Map-Free Visual Relocalization Enhanced by Instance Knowledge and Depth Knowledge
Mingyu Xiao, Runze Chen, Haiyong Luo, Fang Zhao, Juan Wang, Xuepeng Ma
TL;DR
This work tackles map-free relocalization under monocular vision by introducing instance knowledge to constrain feature-point matching and depth knowledge to enable scale recovery. The method combines instance-level and global matching using SegGPT and DUSt3R, computes a rotation $R$ and a scale-free translation $\bar{t}$ from the essential matrix, and applies Metric3D-derived depth to recover a scaled translation $t = s\cdot\bar{t}$ through robust 3D correspondences and RANSAC. Ablation studies confirm that both instance knowledge and depth knowledge significantly improve rotation and translation accuracy, with their combination achieving state-of-the-art results on the map-free relocalization dataset. The approach advances map-free localization by reducing large matching errors and enabling accurate metric scale without pre-built maps, with broad implications for autonomous navigation and augmented reality.
Abstract
Map-free relocalization technology is crucial for applications in autonomous navigation and augmented reality, but relying on pre-built maps is often impractical.
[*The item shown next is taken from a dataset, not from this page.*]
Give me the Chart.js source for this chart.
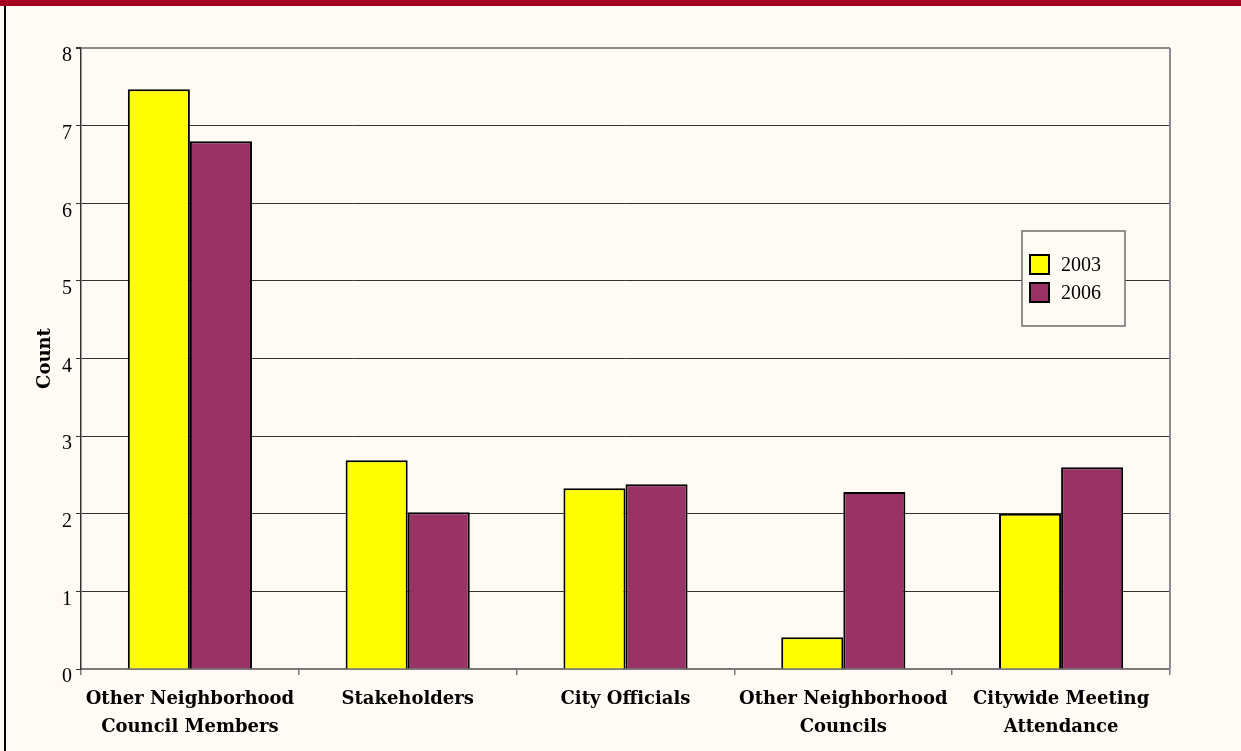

It faces significant challenges due to limitations in matching methods and the inherent lack of scale in monocular images. These issues lead to substantial rotational and metric errors and even localization failures in real-world scenarios. Large matching errors significantly impact the overall relocalization process, affecting both rotational and translational accuracy. Due to the inherent limitations of the camera itself, recovering the metric scale from a single image is crucial, as this significantly impacts the translation error. To address these challenges, we propose a map-free relocalization method enhanced by instance knowledge and depth knowledge. By leveraging instance-based matching information to improve global matching results, our method significantly reduces the possibility of mismatching across different objects. The robustness of instance knowledge across the scene helps the feature point matching model focus on relevant regions and enhance matching accuracy. Additionally, we use estimated metric depth from a single image to reduce metric errors and improve scale recovery accuracy. By integrating methods dedicated to mitigating large translational and rotational errors, our approach demonstrates superior performance in map-free relocalization techniques.